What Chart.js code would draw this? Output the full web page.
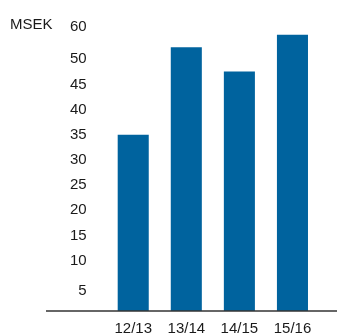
<!DOCTYPE html>
<html>
<head>
<meta charset="utf-8">
<script src="https://cdn.jsdelivr.net/npm/chart.js@4"></script>
<style>
  body { margin: 0; background: #fff; }
  #wrap { width: 337px; height: 333px; position: relative; }
</style>
</head>
<body>
<div id="wrap"><canvas id="chart"></canvas></div>
<script>
// Данные графика
var categories = ['12/13', '13/14', '14/15', '15/16'];
var values = [35, 52.4, 47.6, 54.9];
var tickValues = [4, 10, 15, 20, 25, 30, 35, 40, 45, 50, 56.5];
var tickLabels = ['5', '10', '15', '20', '25', '30', '35', '40', '45', '50', '60'];
var unitLabel = 'MSEK';

var textColor = '#1a1a1a';
var fontFamily = '"Liberation Sans", Arial, Helvetica, sans-serif';

// Линия основания и подпись единиц
var extras = {
    id: 'extras',
    afterDatasetsDraw: function (chart) {
        var ctx = chart.ctx;
        var area = chart.chartArea;
        ctx.save();
        ctx.strokeStyle = '#333';
        ctx.lineWidth = 1.5;
        ctx.beginPath();
        ctx.moveTo(46, area.bottom);
        ctx.lineTo(chart.width, area.bottom);
        ctx.stroke();
        ctx.fillStyle = textColor;
        ctx.font = '15px ' + fontFamily;
        ctx.textBaseline = 'middle';
        ctx.textAlign = 'left';
        ctx.fillText(unitLabel, 10, 25);
        ctx.restore();
    }
};

var ctx = document.getElementById('chart').getContext('2d');
var chart = new Chart(ctx, {
    type: 'bar',
    data: {
        labels: categories,
        datasets: [{
            data: values,
            backgroundColor: '#00639e',
            borderWidth: 0,
            categoryPercentage: 1,
            barPercentage: 0.585
        }]
    },
    options: {
        responsive: true,
        maintainAspectRatio: false,
        animation: false,
        layout: { padding: { left: 50, right: 18, top: 9, bottom: 0 } },
        plugins: { legend: { display: false }, tooltip: { enabled: false } },
        scales: {
            x: {
                grid: { display: false, drawTicks: false },
                border: { display: false },
                afterFit: function (axis) { axis.height = 22; },
                ticks: { color: textColor, padding: 10, font: { family: fontFamily, size: 15, lineHeight: 1 } }
            },
            y: {
                min: 0,
                max: 60,
                grid: { display: false, drawTicks: false },
                border: { display: false },
                afterBuildTicks: function (axis) {
                    axis.ticks = tickValues.map(function (v) { return { value: v }; });
                },
                afterFit: function (axis) {
                    axis.paddingTop = 0;
                    axis.paddingBottom = 0;
                },
                ticks: {
                    color: textColor,
                    padding: 20,
                    font: { family: fontFamily, size: 15 },
                    callback: function (value, index) { return tickLabels[index]; }
                }
            }
        }
    },
    plugins: [extras]
});
</script>
</body>
</html>
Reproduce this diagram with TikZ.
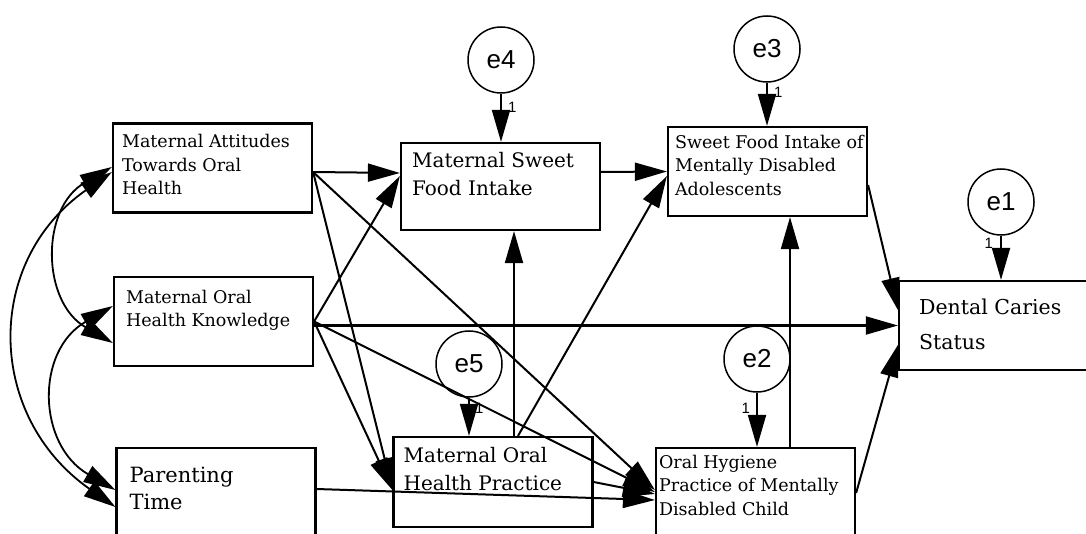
\documentclass[tikz,border=0pt]{standalone}
\usepackage{fontspec}
\setmainfont{DejaVu Serif}
\newfontfamily\errfont{Liberation Sans}
\usepackage{tikz}
\usetikzlibrary{positioning}
\usetikzlibrary{arrows.meta}

\begin{document}
\begin{tikzpicture}[x=1pt, y=1pt, >={Triangle[length=32pt,width=18pt]},
  box/.style={draw, line width=2.2pt, minimum width=199pt, minimum height=89pt, inner sep=0pt},
  err/.style={circle, draw, line width=1.5pt, minimum size=66pt, inner sep=0pt, font=\errfont\fontsize{26}{26}\selectfont},
  small/.style={inner sep=0pt, align=left, font=\fontsize{17.5}{23.5}\selectfont},
  big/.style={inner sep=0pt, align=left, font=\fontsize{20}{28}\selectfont},
  num/.style={inner sep=0pt, font=\errfont\fontsize{15}{15}\selectfont},
  arr/.style={line width=2pt, ->},
  cov/.style={line width=1.8pt, <->}]
\useasboundingbox (0,0) rectangle (1086,-534);

% observed variables
\node[box] (ma) at (212.5,-168) {};
\node[box] (mk) at (213.5,-321.5) {};
\node[box, minimum height=90pt] (pt) at (216,-493) {};
\node[box, minimum height=87pt] (ms) at (500.5,-186.5) {};
\node[box] (sf) at (767.5,-171.5) {};
\node[box, minimum height=90pt] (mp) at (493,-482) {};
\node[box, minimum height=90pt] (oh) at (755.5,-493) {};
\node[box] (dc) at (998.5,-325.5) {};

\node[small, below right=12pt and 10pt of ma.north west] (tma) {Maternal Attitudes\\Towards Oral\\Health};
\node[small, below right=14pt and 13pt of mk.north west] (tmk) {Maternal Oral\\Health Knowledge};
\node[big, font=\fontsize{21}{27}\selectfont, below right=19.5pt and 14pt of pt.north west] (tpt) {Parenting\\Time};
\node[big, below right=10pt and 12pt of ms.north west] (tms) {Maternal Sweet\\Food Intake};
\node[small, below right=9pt and 8pt of sf.north west] (tsf) {Sweet Food Intake of\\Mentally Disabled\\Adolescents};
\node[big, below right=11pt and 11pt of mp.north west] (tmp) {Maternal Oral\\Health Practice};
\node[small, below right=8pt and 4pt of oh.north west] (toh) {Oral Hygiene\\Practice of Mentally\\Disabled Child};
\node[big, font=\fontsize{20.5}{35}\selectfont, below right=19pt and 21pt of dc.north west] (tdc) {Dental Caries\\Status};

% error terms
\node[err] (e4) at (501,-60) {e4};
\node[err] (e3) at (767,-49) {e3};
\node[err] (e1) at (1001,-202) {e1};
\node[err] (e5) at (469,-364) {e5};
\node[err] (e2) at (757,-359) {e2};

\draw[arr] (e4) -- (e4 |- ms.north) node[num, pos=0.28, right=6pt] (w4) {1};
\draw[arr] (e3) -- (e3 |- sf.north) node[num, pos=0.22, right=6pt] (w3) {1};
\draw[arr] (e1) -- (e1 |- dc.north) node[num, pos=0.18, left=7pt] (w1) {1};
\draw[arr] (e5) -- (e5 |- mp.north) node[num, pos=0.28, right=5pt] (w5) {1};
\draw[arr] (e2) -- (e2 |- oh.north) node[num, pos=0.28, left=6pt] (w2) {1};

% covariances
\draw[cov] ([yshift=1pt]ma.west) to[out=210,in=150,looseness=1.2] ([yshift=-21.5pt]mk.west);
\draw[cov] ([yshift=15.5pt]mk.west) to[out=210,in=150,looseness=1.25] ([yshift=3pt]pt.west);
\draw[cov] ([yshift=-4pt]ma.west) to[out=215,in=145,looseness=1.2] ([yshift=-14pt]pt.west);

% paths
\draw[arr] ([yshift=-4pt]ma.east) -- ([yshift=13.5pt]ms.west);
\draw[arr] (mk.east) -- ([yshift=10.5pt]ms.west);
\draw[arr] ([yshift=-4pt]ma.east) -- ([yshift=-8pt]mp.west);
\draw[arr] (mk.east) -- ([yshift=-8pt]mp.west);
\draw[arr] ([yshift=-4pt]ma.east) -- ([yshift=3pt]oh.west);
\draw[arr] (mk.east) -- ([yshift=1pt]oh.west);
\draw[arr] (dc.west -| mk.east) -- (dc.west);
\draw[arr] ([yshift=4pt]pt.east) -- ([yshift=-7pt]oh.west);
\draw[arr] (mp.east) -- ([yshift=-1pt]oh.west);
\draw[arr] ([xshift=21pt]mp.north) -- ([xshift=13.5pt]ms.south);
\draw[arr] ([xshift=25pt]mp.north) -- ([yshift=-4.5pt]sf.west);
\draw[arr] ([yshift=14.5pt]ms.east) -- (sf.west);
\coordinate (ohtop) at ([xshift=34.5pt]oh.north);
\draw[arr] (ohtop) -- (ohtop |- sf.south);
\draw[arr] ([yshift=-13.5pt]sf.east) -- ([yshift=15.5pt]dc.west);
\draw[arr] (oh.east) -- ([yshift=-19.5pt]dc.west);

\end{tikzpicture}
\end{document}
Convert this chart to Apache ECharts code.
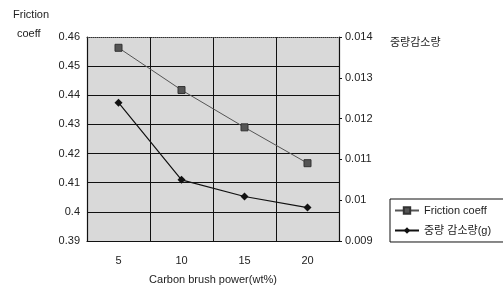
<!DOCTYPE html>
<html>
<head>
<meta charset="utf-8">
<title></title>
<script src="https://cdn.jsdelivr.net/npm/echarts@6/dist/echarts.min.js"></script>
</head>
<body style="margin:0;background:#fff">
<div id="main" style="width:503px;height:297px;"></div>
<script type="text/javascript">
var categories = ['5', '10', '15', '20'];
var frictionCoeff = [0.4563, 0.4418, 0.429, 0.4167];
var weightLoss = [0.01239, 0.0105, 0.01009, 0.00982];
var leftTicks = { min: 0.39, max: 0.46, interval: 0.01 };
var rightTicks = { min: 0.009, max: 0.014, interval: 0.001 };

var font = "'Liberation Sans Narrow', 'Liberation Sans', Arial, 'Noto Sans CJK KR', sans-serif";
var kfont = "'Noto Sans CJK KR', sans-serif";

var myChart = echarts.init(document.getElementById('main'));
myChart.setOption({
	animation: false,
	textStyle: { fontFamily: font, color: '#222' },
	grid: {
		left: 87, right: 164, top: 37, bottom: 56,
		show: true, backgroundColor: '#d9d9d9', borderWidth: 0
	},
	graphic: [
		{ type: 'text', left: 13, top: 9, style: { text: 'Friction', font: '11px ' + font, fill: '#222' } },
		{ type: 'text', left: 17, top: 28, style: { text: 'coeff', font: '11px ' + font, fill: '#222' } },
		{ type: 'text', left: 390, top: 36, style: { text: '중량감소량', font: '11px ' + kfont, fill: '#222' } }
	],
	legend: {
		orient: 'vertical',
		left: 390, top: 199,
		width: 120,
		padding: [6, 20, 6, 4],
		itemGap: 9,
		itemWidth: 24, itemHeight: 8,
		borderColor: '#111', borderWidth: 1,
		textStyle: { fontSize: 11, fontFamily: font, color: '#222' },
		data: ['Friction coeff', '중량 감소량(g)']
	},
	xAxis: [{
		type: 'category',
		data: categories,
		boundaryGap: true,
		name: 'Carbon brush power(wt%)',
		nameLocation: 'middle',
		nameGap: 33,
		nameTextStyle: { fontSize: 11, fontFamily: font, color: '#222' },
		axisLine: { lineStyle: { color: '#111', width: 1.2 } },
		axisTick: { show: false },
		axisLabel: { fontSize: 11, margin: 14, color: '#222' },
		splitLine: { show: true, lineStyle: { color: '#111', width: 1 } }
	}, {
		type: 'category',
		data: categories,
		position: 'top',
		axisLine: { lineStyle: { color: '#333', type: 'dotted', width: 1 } },
		axisTick: { show: false },
		axisLabel: { show: false }
	}],
	yAxis: [{
		type: 'value',
		min: leftTicks.min, max: leftTicks.max, interval: leftTicks.interval,
		axisLine: { show: true, lineStyle: { color: '#111', width: 1.2 } },
		axisTick: { show: false },
		axisLabel: { fontSize: 11, margin: 7, color: '#222', formatter: function (v) { return String(+v.toFixed(2)); } },
		splitLine: { show: true, showMaxLine: false, lineStyle: { color: '#111', width: 1 } }
	}, {
		type: 'value',
		min: rightTicks.min, max: rightTicks.max, interval: rightTicks.interval,
		position: 'right',
		axisLine: { show: true, lineStyle: { color: '#111', width: 1.2 } },
		axisTick: { show: true, inside: false, length: 3, lineStyle: { color: '#111' } },
		axisLabel: { fontSize: 11, margin: 6, color: '#222', formatter: function (v) { return String(+v.toFixed(3)); } },
		splitLine: { show: false }
	}],
	series: [{
		name: 'Friction coeff',
		type: 'line',
		yAxisIndex: 0,
		data: frictionCoeff,
		symbol: 'rect',
		symbolSize: 7,
		itemStyle: { color: '#555', borderColor: '#333', borderWidth: 1 },
		lineStyle: { color: '#555', width: 1 }
	}, {
		name: '중량 감소량(g)',
		type: 'line',
		yAxisIndex: 1,
		data: weightLoss,
		symbol: 'diamond',
		symbolSize: 8,
		itemStyle: { color: '#111' },
		lineStyle: { color: '#111', width: 1.2 }
	}]
});
</script>
</body>
</html>
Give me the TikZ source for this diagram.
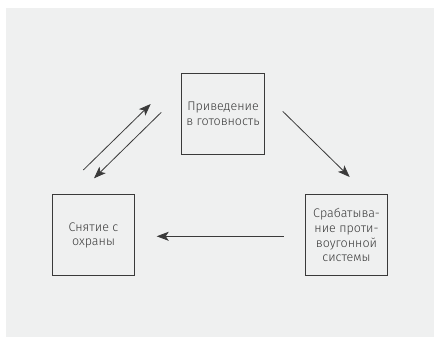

* PROBLEM
Select every line of the material above holding the word "diagram" and copy it.

* RESPONSE TO THIS EXERCISE
Reproduce this diagram with TikZ.
Give me the TikZ source for this diagram.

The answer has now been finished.